Kate Vagurina is a practising industrial designer and artist whose work is deeply rooted in the principles of functional minimalism and the philosophy of Dieter Rams. She believes that design achieves its highest purpose when it is seamless and invisible — objects that serve everyday life so quietly and efficiently that they go unnoticed, as it is only poorly designed things that demand our attention.

Driven by a keen observation of daily human habits, Kate focuses on identifying overlooked pain points in our physical environments and creating thoughtful, functional solutions to fix them. Born in Murmansk, she was shaped by the stark landscapes of the North, which later informed her refined, understated aesthetic, and later formalised at the Stieglitz State Academy of Art and Design in Saint Petersburg, where she graduated in Furniture Design.

With a robust career spanning both industry roles and freelance practice, her functional work has gained extensive global recognition. She has exhibited at major international platforms, including Salone del Mobile in Milan, the Stockholm Furniture Fair, and the Lahti Biennale and won numerous prestigious accolades, notably the Nayada Archchallenge and the Young Balkan Designers award.

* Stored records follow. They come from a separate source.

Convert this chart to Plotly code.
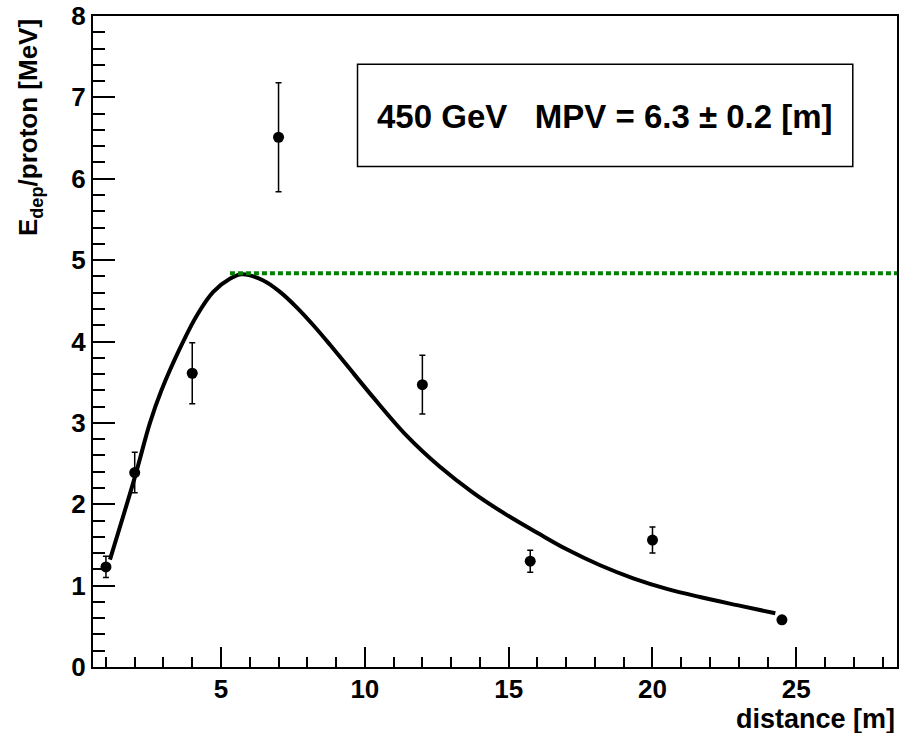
import plotly.graph_objects as go

# measured points
dist = [1, 2, 4, 7, 12, 15.75, 20, 24.5]
edep = [1.23, 2.39, 3.61, 6.51, 3.47, 1.30, 1.56, 0.58]
edep_err = [0.13, 0.25, 0.375, 0.67, 0.36, 0.135, 0.16, 0.03]

# fitted curve
fit_x = [1.14, 2.01, 2.53, 2.93, 3.55, 4.16, 4.73, 5.31, 5.72, 6.47, 7.05, 7.63, 8.21,
         8.79, 9.37, 10.30, 11.46, 12.61, 13.77, 14.93, 16.09, 17.0,
         18.18, 19.33, 20.5, 21.65, 22.94, 24.27]
fit_y = [1.32, 2.34, 3.0, 3.40, 3.90, 4.32, 4.61, 4.77, 4.825, 4.75, 4.61, 4.42, 4.20,
         3.96, 3.71, 3.31, 2.84, 2.46, 2.14, 1.87, 1.63, 1.45,
         1.25, 1.09, 0.96, 0.86, 0.76, 0.66]

# MPV reference level
mpv_x = [5.31, 28.5]
mpv_y = [4.84, 4.84]

x_range = [0.55, 28.5]
y_range = [0, 8.0001]

FONT = "Liberation Sans, Arial, Helvetica, sans-serif"

fig = go.Figure()
fig.add_trace(go.Scatter(x=fit_x, y=fit_y, mode="lines",
                         line=dict(color="black", width=4, shape="spline", smoothing=1.0),
                         hoverinfo="skip", showlegend=False))
fig.add_trace(go.Scatter(x=mpv_x, y=mpv_y, mode="lines",
                         line=dict(color="#008000", width=4, dash="5px,3px"),
                         hoverinfo="skip", showlegend=False))
fig.add_trace(go.Scatter(x=dist, y=edep, mode="markers",
                         marker=dict(color="black", size=11),
                         error_y=dict(type="data", array=edep_err, color="black",
                                      thickness=1.5, width=3),
                         showlegend=False))

fig.add_shape(type="rect", xref="paper", yref="paper",
              x0=0.329, x1=0.945, y0=0.769, y1=0.926,
              line=dict(color="black", width=1.5), fillcolor="white", layer="below")
fig.add_annotation(xref="paper", yref="paper", x=0.637, y=0.845,
                   text="450 GeV\u00a0\u00a0\u00a0MPV = 6.3 \u00b1 0.2 [m]",
                   showarrow=False, xanchor="center", yanchor="middle",
                   font=dict(family=FONT, size=33, color="black", weight="bold"))

fig.add_annotation(xref="paper", yref="paper", x=-0.078, y=0.998,
                   text="E<sub>dep</sub>/proton [MeV]", textangle=-90,
                   showarrow=False, xanchor="center", yanchor="top",
                   font=dict(family=FONT, size=26, color="black", weight="bold"))
fig.add_annotation(xref="paper", yref="paper", x=1.0, y=-0.106,
                   text="distance [m]", showarrow=False,
                   xanchor="right", yanchor="bottom",
                   font=dict(family=FONT, size=27, color="black", weight="bold"))

axis_common = dict(showgrid=False, zeroline=False, showline=True, linecolor="black",
                   linewidth=2, mirror=True, ticks="inside", tickcolor="black",
                   tickwidth=1.5, automargin=False, ticklabeloverflow="allow",
                   tickfont=dict(family=FONT, size=26, color="black", weight="bold"))

fig.update_xaxes(range=x_range, tickmode="array", tickvals=[5, 10, 15, 20, 25],
                 ticklen=20, ticklabelstandoff=-2,
                 minor=dict(ticks="inside", ticklen=10, dtick=1, tick0=0,
                            tickcolor="black", tickwidth=1.5),
                 **axis_common)
fig.update_yaxes(range=y_range, tickmode="array", tickvals=[0, 1, 2, 3, 4, 5, 6, 7, 8],
                 ticklen=22,
                 minor=dict(ticks="inside", ticklen=12, dtick=0.2, tick0=0,
                            tickcolor="black", tickwidth=1.5),
                 **axis_common)

fig.update_layout(width=899, height=733,
                  margin=dict(l=93, r=2, t=16, b=66),
                  paper_bgcolor="white", plot_bgcolor="white")

# remove the default page margin so the figure fills the window exactly
fig.write_html("out.html",
               config={"displayModeBar": False},
               post_script="document.body.style.margin='0';document.body.style.overflow='hidden';")
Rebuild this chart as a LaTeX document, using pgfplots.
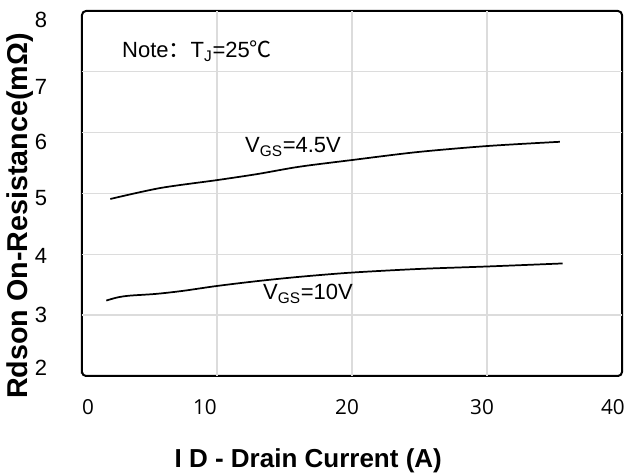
\documentclass[border=0pt]{standalone}
\usepackage{pgfplots}
\pgfplotsset{compat=1.18}
\usepackage{fontspec}
\setmainfont{Liberation Sans}
\newfontfamily\cjk{Noto Sans CJK SC}
\newfontfamily\osans{Open Sans}
\definecolor{gridgray}{RGB}{220,220,220}
\begin{document}
\begin{tikzpicture}
\begin{axis}[
  scale only axis, width=405pt, height=273.75pt,
  xmin=0, xmax=40, ymin=2, ymax=8,
  axis line style={line width=1.5pt, black, rounded corners=3pt},
  xtick={0.44,9.11,19.63,29.63,39.33},
  xticklabels={0,10,20,30,40},
  ytick={2.13,3.0,3.97,4.93,5.85,6.75,7.85},
  yticklabels={2,3,4,5,6,7,8},
  extra x ticks={10,20,30}, extra x tick labels={},
  extra y ticks={3,4,5,6,7}, extra y tick labels={},
  extra tick style={grid=major, major grid style={gridgray, line width=1pt}},
  major tick length=0pt,
  /pgf/number format/assume math mode=true,
  xticklabel style={font=\osans\fontsize{15.5}{16}\selectfont, anchor=center, yshift=-23.25pt},
  yticklabel style={font=\fontsize{16.5}{17}\selectfont, anchor=center, xshift=-30.75pt},
  xlabel={I D - Drain Current (A)},
  xlabel style={font=\bfseries\fontsize{19.5}{20}\selectfont, at={(axis description cs:0.419,-0.2329)}, anchor=center},
  ylabel={Rdson On-Resistance(mΩ)},
  ylabel style={font=\bfseries\fontsize{21.5}{22}\selectfont, at={(axis description cs:-0.1148,0.438)}, anchor=center},
  clip=false,
]
\addplot[black, line width=1.3pt, smooth] coordinates {
  (2.1,4.91) (5.8,5.09) (10,5.22) (13,5.32) (16.1,5.44) (20,5.55) (24.8,5.68) (30,5.78) (35.4,5.85)
};
\addplot[black, line width=1.3pt, smooth] coordinates {
  (1.8,3.24) (2.6,3.29) (3.5,3.32) (5.5,3.35) (7.5,3.40) (10,3.48) (13,3.56) (16.1,3.63) (20,3.70) (25,3.76) (30,3.80) (35.6,3.85)
};
\node[anchor=base west, font=\fontsize{16.5}{17}\selectfont, inner sep=0pt] at (axis cs:2.96,7.23) {Note{\cjk ：}T\textsubscript{J}=25{\cjk ℃}};
\node[anchor=base west, font=\fontsize{16.5}{17}\selectfont, inner sep=0pt] at (axis cs:12.07,5.67) {V\textsubscript{GS}=4.5V};
\node[anchor=base west, font=\fontsize{16.5}{17}\selectfont, inner sep=0pt] at (axis cs:13.4,3.25) {V\textsubscript{GS}=10V};
\end{axis}
\pgfresetboundingbox
\path ([shift={(-61.5pt,-74.25pt)}]current axis.south west) rectangle ([shift={(2.25pt,8.25pt)}]current axis.north east);
\end{tikzpicture}
\end{document}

This active, rigorous expertise in how things are engineered and lived with directly informs her contemporary art. While her design practice fixes the everyday world, her artwork subverts it: she strips familiar furniture and household items of their utility, transforming them through digital distortion or structural displacement to explore themes of psychotherapy, memory, and vulnerability. Ultimately, whether creating a highly efficient product for daily use or a non-functional art object, her practice centres on a profound understanding of the material world.